Deadline NOW: Andrew Jorgensen and Robert Shiels
Views: 542

Deadline NOW: Andrew Jorgensen and Robert Shiels

Friday, February 11, 2011

Now that the so-called "Groundhog Day Storm" of 2011 and "surprise" snowfall of February 5 have come and gone, host Jack Lessenberry explores the art and science of weather forecasting and the issue of climate change with Robert Shiels, Chief Meteorologist for WTOL-TV in Toledo, and Professor Andrew Jorgensen of the University of Toledo.

Robert "Bobby" Shiels earned a Bachelor of Science degree in meteorology from the University of Michigan. He holds the American Meteorological Society's Seal of Approval for television excellence. He now does the forecast for News 11 at 5:00, News 11 at 6:00, and News 11 at 11:00.

Dr. Jorgensen is a noted authority on climate change and has served as a Senior Fellow for the National Council for Science and the Environment. He is the Director of General Chemistry studies at the University of Toledo.

Jack Lessenberry's Final Thoughts for Friday, February 11, 2011:

Toward the beginning of last week they began telling us that the mother of all snowstorms was approaching the Detroit area.It would hit Tuesday night and Wednesday morning, and we’d get a foot of snow. Maybe fifteen inches. But when it was all over Wednesday, the snowfall where I live measured only a little over five inches. We’d hoarded all that salt pork and hardtack for nothing.

Three days later, on Saturday, the forecast was that we might get an inch or so of new snow after dark. So we went to a Bar Mitzvah celebration that morning and walked out three hours later -- into a blizzard that left more than six inches on the ground.

So despite modern science, the weather can still be stubbornly perverse on any given day. To me, there’s something sort of charming in this; in the fact that we still can’t completely domesticate the climate.

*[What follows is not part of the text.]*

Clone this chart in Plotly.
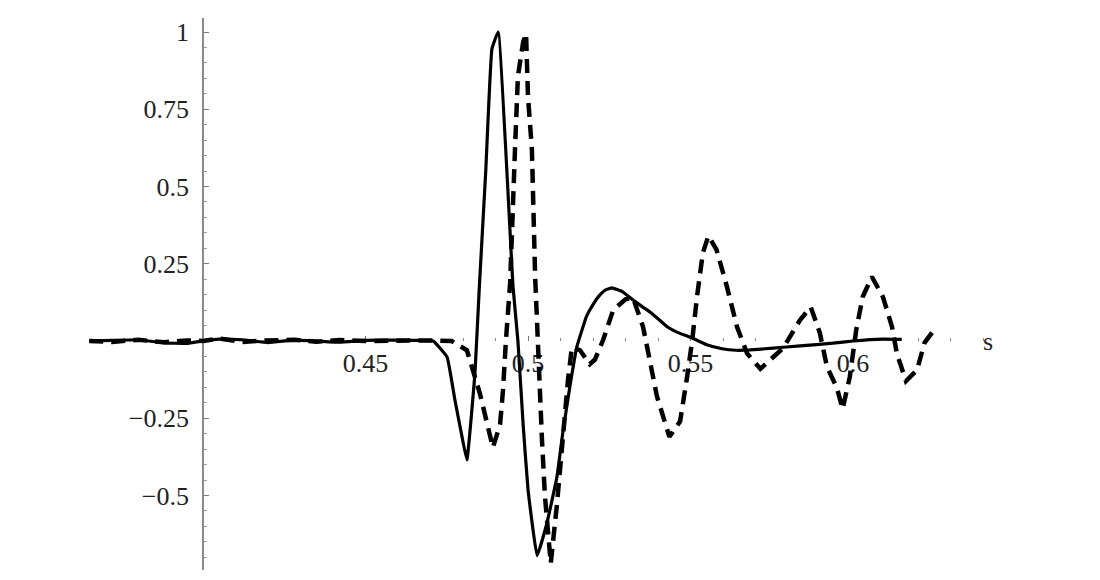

But I am also a bit in awe of what the forecasters are able to accomplish. They were able to tell us that a major snowstorm was headed this way days before the first snowflake drifted down.

That’s pretty impressive. I’ve known a number of meteorologists in my life, some of whom had very impressive backgrounds. One had been a bomber pilot who spent more than a year in a Nazi prison camp. The other was an Air Force intelligence officer.

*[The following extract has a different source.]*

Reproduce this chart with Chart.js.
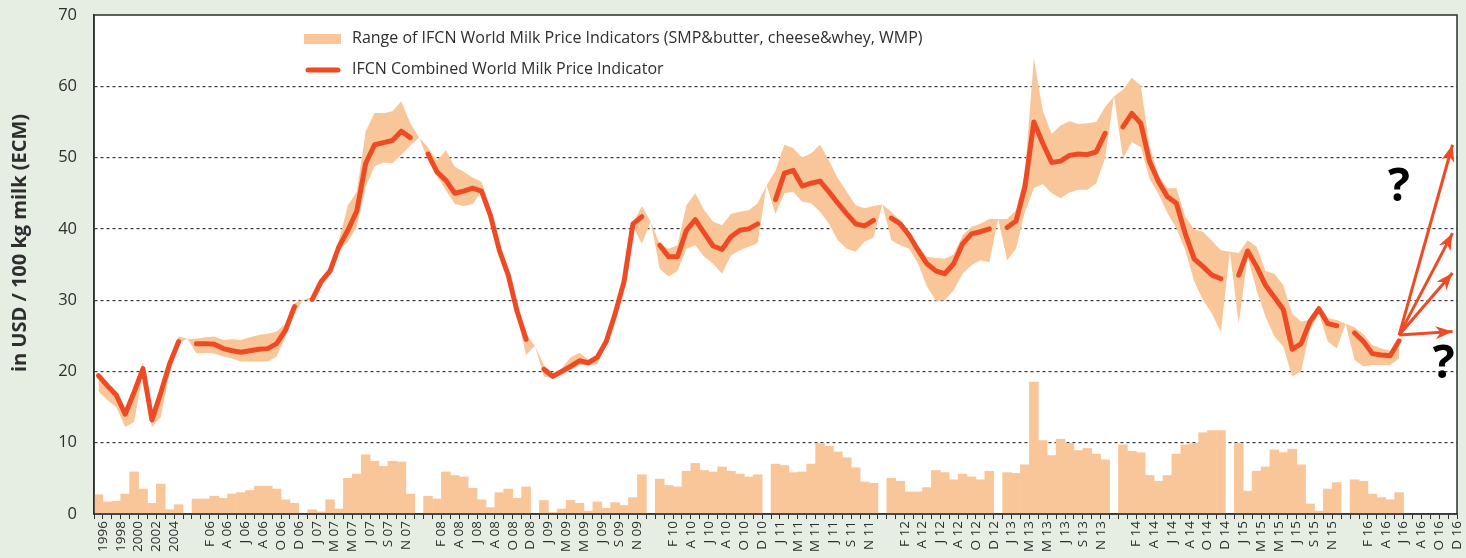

Both knew how crucial accurate weather reports can be, especially in wartime. Calling the weather correctly was essential to the success of the D-Day invasion, for example.

That, however, was not why either went into meteorology.One of them told me once, “look. Some people like politics, some don’t. Some are crazy about sports. Other people can’t tell a basketball from a barn door. But all of them want to know about the weather. Everybody is fascinated by the weather.”

Everyone, he calculated, including pretty women, would always want to talk to him, because he could tell them about the weather.

I’ve always wondered what happened to his social life on those occasions when his forecasts were wrong. With climate change a new factor to be reckoned with, weather forecasting in the twenty-first century is likely to be as interesting a career as ever.